Peggy Keener: America’s darlingest dimpled diplomat — Continued
Published 6:13 pm Tuesday, July 26, 2022
Editor’s note: This is the continuation of Saturday’s column.
As she entered adolescence, Temple’s box-office popularity swiftly lost its sparkle. From ages 14 to 21, she starred in only fourteen films which forced Shirley to retire from film in 1950 at the age of 22.
Still, the world was not yet finished with Shirley Temple. After an eight year lull, she made another stab at show business with a television series—a two-season anthology of fairy tales. She, as well, made numerous guest appearances on TV, and even filmed a sitcom pilot that somehow mysteriously got lost. Her show business career had come to an end.
Then to everyone’s surprise, in 1969, Shirley began an entirely new career as the U.S. representative to a United National General Assembly session. Calling on her natural spunk and drive, she reinvented herself as no longer America’s little darling, but instead as America’s newest politician.
With determination she jumped into the political fray, becoming active in the California Republican Party. She even ran unsuccessfully in a special California congressional election. Extensively involved in the Commonwealth Club of California, she eventually became their president.
At a party, a very astonished Henry Kissinger overheard Shirley talking about Southwest Africa. He immediately encouraged Richard Nixon to select her as a delegate to the 24th United Nations General Assembly. Following this, Gerald Ford appointed her as the U.S. Ambassador to Ghana.
After two years of service there, she returned home and became the first female Chief of United States Protocol where she made all the arrangements for Jimmy Carter’s inauguration and inaugural ball.
Not least of all, from 1989 to 1992, Temple served honorably under George H.W. Bush as our Ambassador to Czechoslovakia, the first and only woman in this role.
But, of course, she had a private life, as well. At age 15, Shirley fell in love with John Agar, an Army Air Corps sergeant, physical trainer and son of a Chicago meat-packing family. She was married at 17 in front of 500 guests. Three years later, their daughter, Linda Susan, was born. By now Agar had become an actor and the couple made two films together. But things were not ideal. Temple divorced Agar and was awarded custody of baby Linda.
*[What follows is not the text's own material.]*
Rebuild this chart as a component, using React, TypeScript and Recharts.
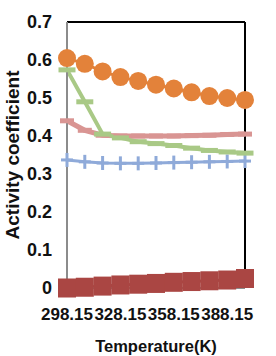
import React from 'react';
import { LineChart, Line, XAxis, YAxis, ReferenceLine } from 'recharts';

const temperatures = ['298.15', '308.15', '318.15', '328.15', '338.15', '348.15', '358.15', '368.15', '378.15', '388.15', '398.15'];
const orangeSeries = [0.605, 0.59, 0.57, 0.555, 0.545, 0.535, 0.525, 0.515, 0.505, 0.5, 0.495];
const greenSeries = [0.574, 0.49, 0.405, 0.395, 0.385, 0.38, 0.375, 0.368, 0.362, 0.358, 0.355];
const pinkSeries = [0.44, 0.415, 0.402, 0.4, 0.4, 0.4, 0.4, 0.401, 0.402, 0.404, 0.405];
const blueSeries = [0.337, 0.332, 0.329, 0.328, 0.328, 0.329, 0.33, 0.331, 0.332, 0.333, 0.334];
const redSeries = [0, 0.002, 0.005, 0.008, 0.01, 0.012, 0.015, 0.017, 0.019, 0.021, 0.025];
const yTicks = [0, 0.1, 0.2, 0.3, 0.4, 0.5, 0.6, 0.7];

const data = temperatures.map((t, i) => ({
  t,
  orange: orangeSeries[i],
  green: greenSeries[i],
  pink: pinkSeries[i],
  blue: blueSeries[i],
  red: redSeries[i],
}));

const FONT = '"Liberation Sans", Arial, sans-serif';
const C_ORANGE = '#E3823A';
const C_GREEN = '#A9C986';
const C_PINK = '#D99593';
const C_BLUE = '#8FAAD9';
const C_RED = '#AA4643';

const CircleDot = (p: any) => (
  <circle key={`o${p.index}`} cx={p.cx} cy={p.cy} r={9} fill={C_ORANGE} />
);
const DashDot = (color: string, w: number, h: number, k: string) => (p: any) => (
  <rect key={`${k}${p.index}`} x={p.cx - w / 2} y={p.cy - h / 2} width={w} height={h} fill={color} />
);
const PlusDot = (p: any) => (
  <g key={`b${p.index}`}>
    <line x1={p.cx - 6} x2={p.cx + 6} y1={p.cy} y2={p.cy} stroke={C_BLUE} strokeWidth={3} />
    <line x1={p.cx} x2={p.cx} y1={p.cy - 7} y2={p.cy + 7} stroke={C_BLUE} strokeWidth={3} />
  </g>
);
const SquareDot = (p: any) => (
  <rect key={`r${p.index}`} x={p.cx - 9} y={p.cy - 9.5} width={18} height={19} fill={C_RED} />
);

const XTick = (p: any) => (
  <text x={p.x} y={p.y} dy={24} textAnchor="middle" fontFamily={FONT} fontSize={17} fontWeight="bold" fill="#111">
    {p.payload.value}
  </text>
);
const YTick = (p: any) => (
  <text x={p.x} y={p.y} dy={6} textAnchor="end" fontFamily={FONT} fontSize={18} fontWeight="bold" fill="#111">
    {p.payload.value === 0 ? '0' : Number(p.payload.value).toFixed(1)}
  </text>
);

const YTitle = (p: any) => {
  const vb = p.viewBox || {};
  const cx = (vb.x ?? 0) + 12;
  const cy = (vb.y ?? 0) + (vb.height ?? 0) / 2;
  return (
    <text
      x={cx}
      y={cy}
      transform={`rotate(-90 ${cx} ${cy})`}
      textAnchor="middle"
      dominantBaseline="central"
      fontFamily={FONT}
      fontSize={19}
      fontWeight="bold"
      fill="#111"
    >
      Activity coefficient
    </text>
  );
};

export default function App() {
  return (
    <div style={{ position: 'absolute', left: 0, top: 0, background: '#fff' }}>
      <LineChart width={276} height={356} data={data} margin={{ top: 22, right: 31, left: 0, bottom: 0 }}>
        <XAxis
          dataKey="t"
          interval={2}
          tickLine={false}
          axisLine={{ stroke: '#8c8c8c', strokeWidth: 2 }}
          tick={<XTick />}
          height={68}
          label={{
            value: 'Temperature(K)',
            position: 'insideBottom',
            offset: 4,
            fontFamily: FONT,
            fontSize: 16.5,
            fontWeight: 'bold',
            fill: '#111',
          }}
        />
        <YAxis
          domain={[0, 0.7]}
          ticks={yTicks}
          width={67}
          tickLine={false}
          tickSize={0}
          tickMargin={15}
          axisLine={{ stroke: '#8c8c8c', strokeWidth: 2 }}
          tick={<YTick />}
          label={<YTitle />}
        />
        <ReferenceLine y={0.7} stroke="#000" strokeWidth={2} />
        <ReferenceLine x="398.15" stroke="#000" strokeWidth={2} />
        <Line dataKey="blue" stroke={C_BLUE} strokeWidth={3} dot={PlusDot} isAnimationActive={false} />
        <Line dataKey="pink" stroke={C_PINK} strokeWidth={5} dot={DashDot(C_PINK, 14, 5, 'p')} isAnimationActive={false} />
        <Line dataKey="green" stroke={C_GREEN} strokeWidth={4} dot={DashDot(C_GREEN, 17, 5, 'g')} isAnimationActive={false} />
        <Line dataKey="orange" stroke={C_ORANGE} strokeWidth={3} dot={CircleDot} isAnimationActive={false} />
        <Line dataKey="red" stroke={C_RED} strokeWidth={3} dot={SquareDot} isAnimationActive={false} />
      </LineChart>
    </div>
  );
}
A year later, in 1950, Shirley met Charles Alden Black, a World War II Navy intelligence officer and Silver Star recipient. At that time Black was the assistant president of the Hawaiian Pineapple Company and was reputed to be one of the richest young men in California. Within the year they were married.
The family moved to Washington, D.C. when Black was recalled into the Navy at the outbreak of the Korean War. During this time, son, Charles Alden Black, Jr., was born. At the war’s end, the family moved back to California in 1953. Black became manager of the KABC-TV studio in Los Angeles, while Shirley became a homemaker. A second daughter, Lori, was born. The couple was married for 54 years until Charles’ death from bone marrow cancer in 2005.
Years before, when Shirley was only 44, she was diagnosed with breast cancer. A modified radical mastectomy was performed. At that time, such information was only spoken of in hushed whispers. Shirley changed all that by announcing the results of her operation on radio and television, as well as in McCall’s magazine. A lifelong cigarette smoker, Shirley hid her habit from the public to avoid tarnishing her image. America’s darlingest darling died in 2014, at age 85, from pulmonary disease. Rest in peace, Ambassador Dimples.